--- START DATA EXCERPT ---

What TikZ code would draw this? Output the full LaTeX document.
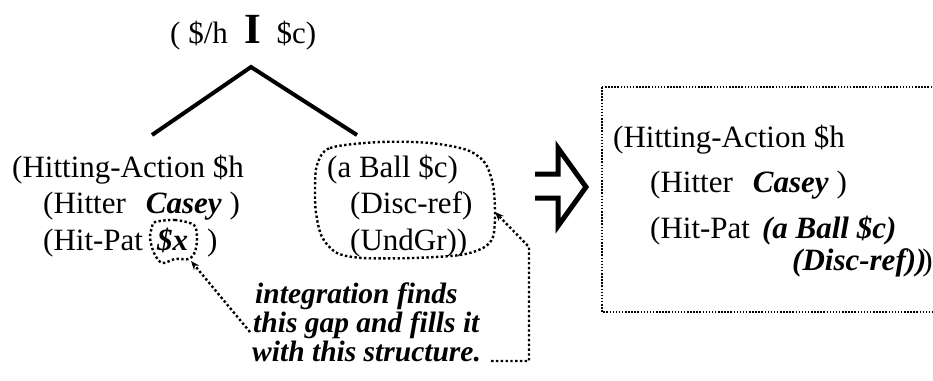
\documentclass[tikz,border=0pt]{standalone}
\usepackage{fontspec}
\setmainfont{Liberation Serif}
\usetikzlibrary{arrows.meta}

\begin{document}
\begin{tikzpicture}[x=1pt, y=-1pt, >=Stealth,
  txt/.style={anchor=base west, inner sep=0pt, font=\fontsize{31}{36}\selectfont},
  notetxt/.style={txt, text height=19pt, text depth=5pt, font=\fontsize{29.5}{28}\selectfont\bfseries\itshape},
  blob/.style={line width=2.4pt, dash pattern=on 2.4pt off 2.4pt},
  link/.style={blob, -{Stealth[length=9pt,width=7pt]}},
  frame/.style={line width=1.1pt, dash pattern=on 1.5pt off 1.6pt}]

\useasboundingbox (0,0) rectangle (933,380);

% Raiz
\node[txt] (root) at (170,43) {( \$/h\hspace{17pt}{\fontsize{43}{43}\selectfont\bfseries I}\hspace{15pt}\$c)};
\coordinate (top) at (251,67);
\coordinate (lft) at (152,135);
\coordinate (rgt) at (357,135);
\draw[line width=4pt] (lft) -- (top) -- (rgt);

% Estructura izquierda
\node[txt] (act) at (12,177) {(Hitting-Action \$h};
\node[txt] (hitter) at (43,213) {(Hitter\hspace{20pt}\textbf{\textit{Casey}}\hspace{8pt})};
\node[txt] (pat) at (43,250) {(Hit-Pat};
\node[txt] (gapx) at (157,250) {\textbf{\textit{\$x}}};
\node[txt] (patend) at (207,250) {)};
\draw[blob] plot[smooth cycle] coordinates {(155,222) (175,220) (194,225) (197,238) (195,252) (189,259) (175,259) (162,263) (154,253) (150,238) (152,227)};

% Estructura central
\node[txt] (ball) at (327,177) {(a Ball \$c)};
\node[txt] (disc) at (350,213) {(Disc-ref)};
\node[txt] (undgr) at (350,250) {(UndGr))};
\draw[blob] plot[smooth cycle] coordinates {(317,165) (330,148) (380,142) (430,143) (467,150) (485,163) (493,185) (495,213) (493,237) (483,248) (460,255) (413,258) (363,258) (337,253) (322,237) (316,213) (315,190)};

% Nota
\node[notetxt] (note1) at (255,303) {integration finds};
\node[notetxt] (note2) at (253,332) {this gap and fills it};
\node[notetxt] (note3) at (252,361) {with this structure.};

% Conectores
\coordinate (gaptip) at (191,261);
\coordinate (balltip) at (495,212);
\coordinate (bend) at (529,247);
\draw[link] ([xshift=-3pt]note2.base west) -- (gaptip);
\draw[link] ([xshift=10pt]note3.base east) -| (bend) -- (balltip);

% Flecha
\draw[line width=5pt, miter limit=10] (535,174) -- (558,174) -- (558,148) -- (586,187)
  -- (558,226) -- (558,198) -- (535,198);

% Resultado
\draw[frame] (602,87) rectangle (945,312);
\node[txt] (ract) at (613,147) {(Hitting-Action \$h};
\node[txt] (rhitter) at (650,192) {(Hitter\hspace{20pt}\textbf{\textit{Casey}}\hspace{8pt})};
\node[txt] (rpat) at (650,238) {(Hit-Pat\hspace{12pt}\textbf{\textit{(a Ball \$c)}}};
\node[txt] (rdisc) at (792,270) {\textbf{\textit{(Disc-ref))}}\kern-4pt)};

\end{tikzpicture}
\end{document}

--- END DATA EXCERPT ---

- [GOAL]: Review the material and copy each line in which the word "this" appears.

- [REPLY]:
What TikZ code would draw this? Output the full LaTeX document.
\node[notetxt] (note2) at (253,332) {this gap and fills it};
\node[notetxt] (note3) at (252,361) {with this structure.};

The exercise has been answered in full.